Сын был неудачный лентяй, грубый, вечно шатался бог знает где; доктора обижало, что она все прощает сыну и оставляет для него лучшие куски, обделяя дочь. Теперь он понял - так ему казалось: она знала, что сыну предстоит особая доля, военная доля; она ведь часто говорила: "Ничего, кончит школу, пойдет в армию, там его вышколят". Она знала, что ему предстоит с первой партией рыть окопы; вот она и жалела его и баловала...
- Сонечка, не плачь! - взмолился доктор. - Ну что ты плачешь, девочка, словно его уже убили!
- Я не о нем плачу. Я и сама бы поехала, если бы не работала. Я плачу потому, что не могу я слышать эти сводки.
Да, работа, он про работу ничего не спросил.
- На работе все то же. Иногда зло берет: такое время, а они зубы себе вставляют. Одна дура принесла золото. У нее два зуба из стали, она желает заменить золотыми. Я не выдержала, сказала: другого времени не нашли менять. Она обиделась, пошла искать другого протезиста. Черт с ней.
- Черт с ней, - повторил он машинально.
Они замолчали и долго сидели молча, глядя друг на друга добрыми заплаканными глазами. Кофе в чашках подернулся белой пленкой, они о нем забыли. Забыли и о морсе.
Опять постучали. Вошел Данилов. Извинившись, сообщил, что сейчас будут прицеплять паровоз.
- Что? - спросил доктор. - Уже? Значит, едем, Сонечка...
Данилов вышел, чтобы не мешать супругам проститься. Потом жена доктора ушла. Она шла между путями - высокая, чуть-чуть сутулая, под старой черной шляпой - седые волосы. Доктор - маленький, возмужавший от военной формы, семеня ногами, шел с нею рядом - провожал.
До войны доктор писал дневник. В глубине души он чувствовал себя литератором. Ведь были врачи-писатели: Чехов, Вересаев. Ну, может быть, он не беллетрист, а публицист, как... - Марат, - подсказала Сонечка, когда он однажды поделился с нею этими мыслями. Доктора обидела ее насмешка, и он не признался ей в том, что ведет дневник. Он писал скрываясь. Особенно стеснялся детей. Он не знал, что жена и дочь тайком друг от друга вытаскивают его тетради из ящика и прочитывают все от слова до слова.

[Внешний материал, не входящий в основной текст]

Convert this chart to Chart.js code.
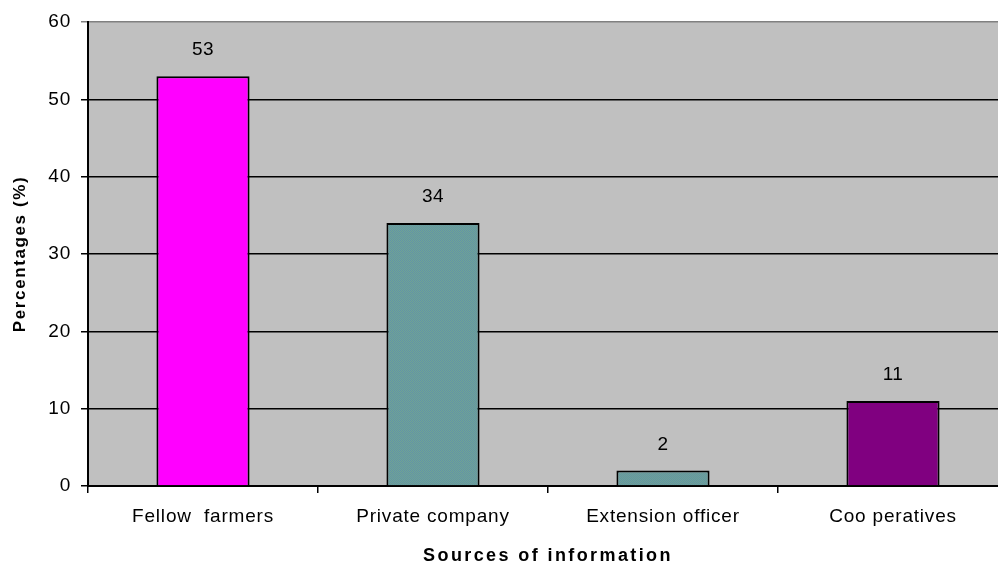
<!DOCTYPE html>
<html>
<head>
<meta charset="utf-8">
<script src="https://cdn.jsdelivr.net/npm/chart.js@4"></script>
<style>
  html, body { margin: 0; padding: 0; background: #fff; overflow: hidden; }
  #wrap { width: 1008px; height: 566px; }
</style>
</head>
<body>
<div id="wrap"><canvas id="graph"></canvas></div>
<script>
// Данные графика
var categories = ['Fellow  farmers', 'Private company', 'Extension officer', 'Coo peratives'];
var percentages = [53, 34, 2, 11];
var yMin = 0, yMax = 60, yStep = 10;
var xTitle = 'Sources of information';
var yTitle = 'Percentages (%)';

var FONT = '"Liberation Sans", Arial, sans-serif';

// Узор для сине-зелёных столбцов (мелкая точечная штриховка)
function tealPattern() {
    var c = document.createElement('canvas');
    c.width = 2; c.height = 2;
    var p = c.getContext('2d');
    p.fillStyle = '#70a592'; p.fillRect(0, 0, 2, 2);
    p.fillStyle = '#6292a8'; p.fillRect(0, 0, 1, 1); p.fillRect(1, 1, 1, 1);
    return p.createPattern(c, 'repeat');
}
var teal = tealPattern();
var barColors = ['#ff00ff', teal, teal, '#800080'];

// Серый фон области построения + разрядка текста
var plotBg = {
    id: 'plotBg',
    beforeDraw: function (chart) {
        var a = chart.chartArea, ctx = chart.ctx;
        ctx.save();
        ctx.fillStyle = '#c0c0c0';
        ctx.fillRect(a.left, a.top, a.right - a.left, a.bottom - a.top);
        ctx.restore();
        ctx.letterSpacing = '0.8px';
    }
};

// Подписи значений над столбцами и подписи осей
var labels = {
    id: 'labels',
    afterDatasetsDraw: function (chart) {
        var ctx = chart.ctx, a = chart.chartArea;
        var meta = chart.getDatasetMeta(0);
        ctx.save();
        ctx.fillStyle = '#000';
        ctx.letterSpacing = '0.5px';
        ctx.font = '19px ' + FONT;
        ctx.textAlign = 'center';
        ctx.textBaseline = 'middle';
        meta.data.forEach(function (bar, i) {
            ctx.fillText(String(percentages[i]), bar.x, bar.y - 26);
        });

        // подпись оси X
        ctx.font = 'bold 18px ' + FONT;
        ctx.letterSpacing = '2.4px';
        ctx.textBaseline = 'alphabetic';
        ctx.fillText(xTitle, (a.left + a.right) / 2, 561);

        // подпись оси Y
        ctx.font = 'bold 17px ' + FONT;
        ctx.letterSpacing = '1.6px';
        ctx.translate(20, (a.top + a.bottom) / 2);
        ctx.rotate(-Math.PI / 2);
        ctx.textBaseline = 'middle';
        ctx.fillText(yTitle, 0, 0);
        ctx.restore();
    }
};

var ctx = document.getElementById('graph').getContext('2d');
var chart = new Chart(ctx, {
    type: 'bar',
    data: {
        labels: categories,
        datasets: [{
            data: percentages,
            backgroundColor: barColors,
            borderColor: '#000',
            borderWidth: 2,
            borderSkipped: 'bottom',
            categoryPercentage: 1,
            barPercentage: 0.405
        }]
    },
    plugins: [plotBg, labels],
    options: {
        responsive: true,
        maintainAspectRatio: false,
        animation: false,
        layout: { padding: { top: 22, left: 0, right: 0, bottom: 0 } },
        plugins: { legend: { display: false }, tooltip: { enabled: false } },
        scales: {
            x: {
                grid: { offset: true, drawOnChartArea: false, color: '#000', lineWidth: 1.5, tickLength: 7 },
                border: { color: '#000', width: 2 },
                ticks: { color: '#000', font: { size: 19, family: FONT }, padding: 12, maxRotation: 0 },
                afterFit: function (scale) { scale.height = 80; }
            },
            y: {
                min: yMin,
                max: yMax,
                ticks: { stepSize: yStep, color: '#000', font: { size: 19, family: FONT }, padding: 10 },
                grid: {
                    color: function (c) { return c.tick && c.tick.value === yMax ? '#808080' : '#000'; },
                    lineWidth: 1.5,
                    tickLength: 7
                },
                border: { color: '#000', width: 2 },
                afterFit: function (scale) { scale.width = 88; }
            }
        }
    }
});
</script>
</body>
</html>
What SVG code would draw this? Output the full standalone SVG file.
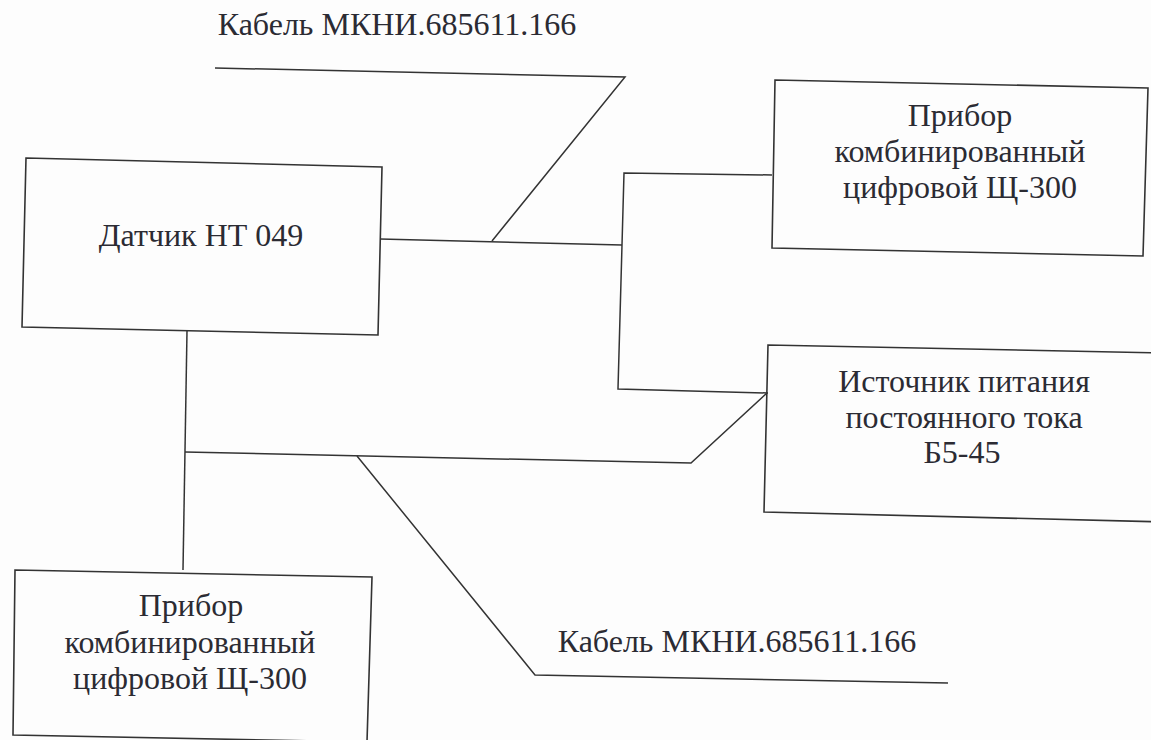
<svg xmlns="http://www.w3.org/2000/svg" width="1151" height="740" viewBox="0 0 1151 740">
<style>
.box{fill:none;stroke:#333;stroke-width:1.6;stroke-linejoin:miter}
.wire{fill:none;stroke:#333;stroke-width:1.5}
.t{font-family:"Liberation Serif","Times New Roman",serif;font-size:32px;fill:#2b2b33;text-anchor:middle}
</style>
<rect width="1151" height="740" fill="#fdfdfd"/>
<g id="connectors">
<polyline class="wire" points="215,68 625,77 492,241"/>
<polyline class="wire" points="380,239 622,245"/>
<polyline class="wire" points="772,175 624,173 618,389 768,393"/>
<polyline class="wire" points="187,331 183,570"/>
<polyline class="wire" points="185,452 410,457 691,463 767,393"/>
<polyline class="wire" points="357,456 535,675 948,683"/>
</g>
<g id="cable-top"><text class="t" x="397" y="35">Кабель МКНИ.685611.166</text></g>
<g id="cable-bottom"><text class="t" x="737" y="652">Кабель МКНИ.685611.166</text></g>
<g id="sensor">
<polygon class="box" points="26,158 382,167 378,335 22,327"/>
<text class="t" x="201" y="246">Датчик НТ 049</text>
</g>
<g id="meter-right">
<polygon class="box" points="775,80 1148,88 1143,256 772,248"/>
<text class="t" x="960" y="126">Прибор</text>
<text class="t" x="960" y="162">комбинированный</text>
<text class="t" x="960" y="198">цифровой Щ-300</text>
</g>
<g id="power-supply">
<polygon class="box" points="1165,353 768,345 764,512 1165,522"/>
<text class="t" x="964" y="392">Источник питания</text>
<text class="t" x="964" y="428">постоянного тока</text>
<text class="t" x="962" y="463">Б5-45</text>
</g>
<g id="meter-bottom">
<polygon class="box" points="15,570 372,577 367,742 13,735"/>
<text class="t" x="191" y="616">Прибор</text>
<text class="t" x="190" y="653">комбинированный</text>
<text class="t" x="190" y="689">цифровой Щ-300</text>
</g>
</svg>
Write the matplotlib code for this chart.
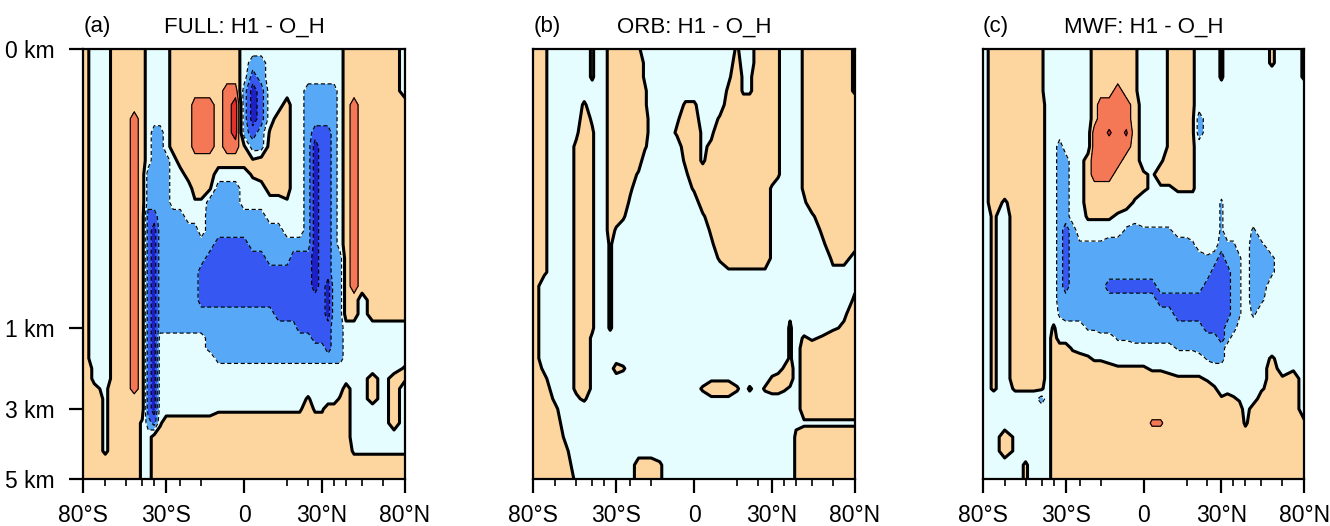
import numpy as np
import matplotlib
matplotlib.use("Agg")
import matplotlib.pyplot as plt
import matplotlib.ticker as mticker

plt.rcParams['font.family'] = ['Liberation Sans', 'DejaVu Sans']

### grid of the sections (model latitudes / depths in km)
LATS = [-80, -75, -70, -65, -60, -55, -50, -45, -40, -35, -30,
        -25, -20, -16, -13, -10, -8, -6, -4, -2,
        0, 2, 4, 6, 8, 10, 13, 16, 20,
        25, 30, 35, 40, 45, 50,
        55, 60, 65, 70, 75, 80]
DEPTHS = [0.0, 0.05, 0.1, 0.15, 0.2, 0.25, 0.3, 0.35, 0.4, 0.45, 0.5,
          0.55, 0.6, 0.65, 0.7, 0.75, 0.8, 0.85, 0.9, 0.95, 1.0,
          1.25, 1.5, 1.75, 2.0, 2.25, 2.5, 2.75, 3.0, 3.4, 3.8, 4.2, 4.6, 5.0]

### stretched axes of the original plot (ocean model grid index)
LAT_KNOTS = [-80, -70, -60, -50, -40, -30, -20, -10, 0, 10, 20, 30, 40, 50, 60, 70, 80]
LAT_POS = [-161, -139, -118, -102, -90, -78, -64, -43, 0, 43, 64, 78, 90, 102, 118, 139, 161]
DEP_KNOTS = [0, 1, 3, 5]
DEP_POS = [0, 279, 360, 430]

### value codes (anomaly in contour-interval units)
CODE = {'R': 2.5, 'r': 2.15, 'o': 1.5, 'q': 1.15, '+': 0.5, ';': 0.15,
        ',': -0.15, '.': -0.5, 'c': -1.15, 'b': -1.5, 'B': -2.5, 'D': -3.5}

FULL = [
    "+..++++ .... +++++++++ ......... .....+ +++++.",
    "+..++++ .... +++++++++ .bb...... .....+ +++++.",
    "+..++++ .... +++++++++ .Bb...... .....+ +++++.",
    "+..++++ .... +++++++oo bDB.....b bbbb.+ +++++.",
    "+..++++ .... +++ooo+oR bDB..+..b bbbb.+ o+++++",
    "+..++o+ .... +++ooo+oR bDB.++..b bbbb.+ o+++++",
    "+..++o+ .bb. +++ooo+oR bBb;++..b BBBb.+ o+++++",
    "+..++o+ .bb. +++ooo+oo ;bb+++..b DBBb.+ o+++++",
    "+..++o+ .bbb .++++++++ +;++++..b DBBb.+ o+++++",
    "+..++o+ bbbb ..++++... .;++++..b DBBb.+ o+++++",
    "+..++o+ bbbb ...++;bbb ...+++..b DBBb.+ o+++++",
    "+..++o+ bbbb ...,,bbbb .....,..b DBBb.+ o+++++",
    "+..++o+ BBbb bb...bbbb bbb.....b DBBb.+ o+++++",
    "+..++o+ BDbb bbbb.bbbb bbbbb...b DBBb.+ o+++++",
    "+..++o+ BDbb bbbbbbBBB Bbbbbbbbb DBBb.+ o+++++",
    "+..++o+ BDbb bbbbbBBBB BBBbbbBBB DBBbb+ o+++++",
    "+..++o+ BDbb bbbbBBBBB BBBBBBBBB DBBbb+ o+++++",
    "+..++o+ BDbb bbbbBBBBB BBBBBBBBB DBDbb+ o+++++",
    "+..++o+ BDbb bbbbBBBBB BBBBBBBBB BBDbb+ +.++++",
    "+..++o+ BDbb bbbbbbbbb bbbbBBBBB BBDbb+ +.++++",
    "+..++o+ BDbb bbbbbbbbb bbbbbbbBB BBBbb. ......",
    "+..++o+ BD.. .....bbbb bbbbbbbbb BBBbb. ......",
    "+..++o+ BD.. .....bbbb bbbbbbbbb bbBbb. ......",
    "+..++o+ BD.. .....,bbb bbbbbbbbb bbbbb. ......",
    "+,.++o+ BD.. ......... ......... ...... .....;",
    "+,.++o+ BD.. ......... ......... ...... ..+.+;",
    "+;,++o+ BD.. ......... ......... .....+ ..+.+.",
    "++,++++ BD.. ......... ........; ....;+ ..+.+.",
    "++,++++ BD.. ......,,, ,,,,,,,,+ ,,++++ ....+.",
    "++,+++, bB,+ +++++++++ +++++++++ ++++++ ....+.",
    "++,+++, .+++ +++++++++ +++++++++ ++++++ ......",
    "++,+++, .+++ +++++++++ +++++++++ ++++++ ,,,,,,",
    "++++++, .+++ +++++++++ +++++++++ ++++++ ++++++",
    "++++++, .+++ +++++++++ +++++++++ ++++++ ++++++",
]

ORB = [
    "+;....; ..++ ++;...... .....;..+ ++;... ;++++,",
    "+;....; ..++ +++,..... .....+..+ ++;... ;++++,",
    "+;....; ..++ +++,..... ....,+,,+ ++;... ;++++,",
    "+;..... ..++ +++;..... ....;+,,+ ++;... ;++++,",
    "+;...;. ..++ +++;....; ;...+++++ ++;... ;+++++",
    "+;...+, ..++ ++++...,+ +..;+++++ ++;... ;+++++",
    "+;..,+; ..++ ++++...;+ +,,++++++ ++;... ;+++++",
    "+;..;+; ..++ +++;....+ +,;++++++ ++;... ;+++++",
    "+;..;+; ..++ +++.....; +,+++++++ ++;... ;+++++",
    "+;..;+; ..++ ++,....., +++++++++ ++;... ;+++++",
    "+;..;+; ..++ +;....... ;++++++++ +,.... ;+++++",
    "+;..;+; ..++ +,....... .++++++++ +,.... ,+++++",
    "+;..;+; ..++ ;........ .,+++++++ +,.... .,++++",
    "+;..;+; ..+, ......... ..;++++++ +,.... ..;+++",
    "+;..;+; ..;. ......... ..,++++++ +,.... ..,++;",
    "+;..;+; ..;. ......... ...;+++++ +,.... ...;;,",
    "+;..;+; ..;. ......... ....,,,,, ,..... ...,,.",
    "+...;+; ..;. ......... ......... ...... .....,",
    "+...;+; ..;. ......... ......... ...... .....;",
    "+...;+; ..;. ......... ......... ....,. ....,+",
    "+...;+; ..;. ......... ......... ....;. ...,;+",
    "+...;+, .... ......... ......... ....;. ;,;+++",
    "+...;+, .... ......... ......... ....;. ++++++",
    "+...;+, .... ......... ......... ....;. ++++++",
    "+,..;+, ...+ ;........ ......... ...;+. ++++++",
    "+;..;+, .... ......... ..,,,.... .;+++. ++++++",
    "++..;+, .... ......... .;+++;.;. ;++;,. ++++++",
    "++,.,;. .... ......... ..,,,.... ...... ++++++",
    "++;.... .... ......... ......... ...... ++++++",
    "+++.... .... ......... ......... ....., ,,,,,,",
    "+++,... .... ......... ......... .....; ++++++",
    "+++;... .... ......... ......... .....; ++++++",
    "++++... .... ..+++;... ......... .....; ++++++",
    "++++,.. .... ..+++;... ......... .....; ++++++",
]

MWF = [
    ".+++++; .... ...+++++; ...;++;.. .;.... ..;..;",
    ".+++++; .... ...+++++; ...;++;.. .;.... ..;..;",
    ".+++++; .... ...+++++; ...;++;.. .;.... .....;",
    ".+++++; .... ...+++o+; ...;++;.. ...... ......",
    ".++++++ .... ...+oooo+ ...;++;.. ...... ......",
    ".++++++ .... ...+oooo+ ...;++;b. ...... ......",
    ".++++++ .... ...ooror+ ...;++;b. ...... ......",
    ".++++++ ..b. ...ooooo+ ...;++;.. ...... ......",
    ".++++++ ..bb ..+oooo++ ..,+++;.. ...... ......",
    ".++++++ ..bb ..+ooo+++ ;,++++;.. ...... ......",
    ".++++++ ..bb ..+++++++ ;,,,;;;.. ...... ......",
    ".+,++++ ..bb ..++++++, ......... .c.... ......",
    ".;.++++ ..bb ..;;;;,.. ......... .c.... ......",
    ".;.++++ ..bB b......cb cccc..... .c.... c.....",
    ".;.++++ ..bB bccccbbbb bbbbbbc.. .bcc.. bc....",
    ".;.++++ ..bB bbbbbbbbb bbbbbbbbc bBbbc. bbc...",
    ".;.++++ ..bB bbbbbbbbb bbbbbbbbb BBBbc. bbc...",
    ".;.++++ ..bB bbbbbBBBB BBbbbbbbB BBBbc. bb....",
    ".;.++++ ..bb bbbbbbbbb bbBBBBBBB BBBbc. bc....",
    ".;.++++ ..cb bbbbbbbbb bbbbBBBBB BBBbc. c.....",
    ".;.++++ .;.. ..ccbbbbb bbbbbbbbB BBbb.. ......",
    ".;.++++ .+.. ......ccb bbbbbbbbb bBb... ......",
    ".;.++++ .+++ ,........ ....cccbb bb.... ......",
    ".;.++++ .+++ ++;,,.... ........c bb.... ..;...",
    ".;.++++ .+++ ++++++;;; ;,,...... ...... ..+.,.",
    ".;.++++ .+++ +++++++++ ++++;;;;, ...... ..+;+.",
    ".;.;;;; .+++ +++++++++ +++++++++ ;..... .,+++.",
    "......b .+++ +++++++++ +++++++++ +;+;,. .++++.",
    "....... .+++ +++++++++ +++++++++ +++++. +++++.",
    "....... .+++ +++++++++ +qq++++++ +++++, +++++;",
    "..+,... .+++ +++++++++ +++++++++ ++++++ ++++++",
    "..+,... .+++ +++++++++ +++++++++ ++++++ ++++++",
    "....;.. .+++ +++++++++ +++++++++ ++++++ ++++++",
    "....;.. .+++ +++++++++ +++++++++ ++++++ ++++++",
]

PANELS = [('(a)', 'FULL: H1 - O_H', FULL),
          ('(b)', 'ORB: H1 - O_H', ORB),
          ('(c)', 'MWF: H1 - O_H', MWF)]

XTICKS = [-80, -30, 0, 30, 80]
XTICKLABELS = ['80°S', '30°S', '0', '30°N', '80°N']
XMINOR = [-70, -60, -50, -40, -20, -10, 10, 20, 40, 50, 60, 70]
YTICKS = [0, 1, 3, 5]
YTICKLABELS = ['0 km', '1 km', '3 km', '5 km']

### contour levels and colours
clevs = [-10, -3, -2, -1, 0, 1, 2, 10]
ccols = ['#1e20c4', '#3657f2', '#58a8f8', '#e6fdff', '#fdd59f', '#f47856', '#e2302f']


def decode(rows):
    z = np.array([[CODE[ch] for ch in row.replace(' ', '')] for row in rows])
    assert z.shape == (len(DEPTHS), len(LATS)), z.shape
    return z


def lat_fwd(x):
    return np.interp(x, LAT_KNOTS, LAT_POS)


def lat_inv(x):
    return np.interp(x, LAT_POS, LAT_KNOTS)


def dep_fwd(y):
    return np.interp(y, DEP_KNOTS, DEP_POS)


def dep_inv(y):
    return np.interp(y, DEP_POS, DEP_KNOTS)


fig = plt.figure(figsize=(13.3, 5.26), dpi=100)
lefts = [83.3 / 1330, 533.3 / 1330, 982.7 / 1330]

X, Y = np.meshgrid(LATS, DEPTHS)

for i, (tag, title, rows) in enumerate(PANELS):
    Z = decode(rows)
    ax = fig.add_axes([lefts[i], 1 - 479 / 526, 321.7 / 1330, 430 / 526])
    ax.set_xscale('function', functions=(lat_fwd, lat_inv))
    ax.set_yscale('function', functions=(dep_fwd, dep_inv))

    ax.contourf(X, Y, Z, levels=clevs, colors=ccols)
    ax.contour(X, Y, Z, levels=[-3, -2, -1], colors='black', linewidths=0.85,
               linestyles=[(0, (3.5, 2.2))])
    ax.contour(X, Y, Z, levels=[1, 2], colors='black', linewidths=0.85, linestyles='solid')
    ax.contour(X, Y, Z, levels=[0], colors='black', linewidths=2.2, linestyles='solid')

    ax.set_xlim(-80, 80)
    ax.set_ylim(5, 0)

    ax.xaxis.set_major_locator(mticker.FixedLocator(XTICKS))
    ax.xaxis.set_minor_locator(mticker.FixedLocator(XMINOR))
    ax.set_xticklabels(XTICKLABELS)
    ax.tick_params(axis='x', which='major', direction='out', length=10, width=1.6,
                   labelsize=16.5, pad=8, top=False)
    ax.tick_params(axis='x', which='minor', direction='out', length=5, width=1.2, top=False)

    ax.yaxis.set_minor_locator(mticker.NullLocator())
    if i == 0:
        ax.yaxis.set_major_locator(mticker.FixedLocator(YTICKS))
        ax.set_yticklabels(YTICKLABELS)
        ax.tick_params(axis='y', which='major', direction='out', length=10, width=1.6,
                       labelsize=16.5, pad=11, right=False)
    else:
        ax.yaxis.set_major_locator(mticker.NullLocator())
        ax.tick_params(axis='y', left=False, right=False, labelleft=False)

    for sp in ax.spines.values():
        sp.set_linewidth(1.6)

    ax.set_title(title, fontsize=16, pad=12)
    ax.set_title(tag, loc='left', fontsize=16, pad=12)

plt.savefig('out.png', dpi=100)
plt.close(fig)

Было приятно писать потому, что каждое мелкое событие в литературном изложении приобретало значительность, а иногда даже грандиозность. Если доктору случалось писать о ком-нибудь из знакомых плохое, он не называл настоящих имен, заменял условными буквами - NN, X, Z. Он боялся, чтобы люди, которые приходили к нему играть в преферанс, не были опорочены после его смерти, когда его записки будут обнаружены и опубликованы. Уезжая из дому, он уложил дневник в папку, папку обвязал веревочкой и запечатал сургучом.
- Сонечка, - сказал он, подавая жене папку обеими руками, как образ, - это прошу хранить и вскрыть только в случае... Ты понимаешь, в каком случае.
В поезде, после встречи с женой, ему опять захотелось писать. Он открыл толстую, еще не начатую тетрадь, с удовольствием понюхал ее клеенчатый переплет, вздохнул и написал:
"2 июля 1941 года. Приходила Сонечка".
И сразу ему расхотелось писать. Поезд шел. В купе было прохладно. Жужжал вентилятор... Вот здесь она сидела в уголке. Попала она в трамвай или еще ждет?.. Доктор положил лоб на тетрадь и долго сидел так, не шевелясь.
"Странный человек NN, - писал доктор на другой день, справившись с собою. - Я понимаю И. Е. Данилова, понимаю нашу симпатичную, хотя и суровую хирургическую сестру. Понимаю эту девицу в берете, которая заботится обо мне и больше всего довольна, когда я похвалю фасон, которым сложена салфетка, понимаю пьяницу Z, понимаю каждого человека в поезде, но вот NN я никак не могу понять. А ведь он самый близкий мне здесь человек, во всяком случае должен быть самым близким. Ведь мы люди одной профессии, мы могли бы беседовать часами, но мне почему-то совсем не хочется беседовать с ним.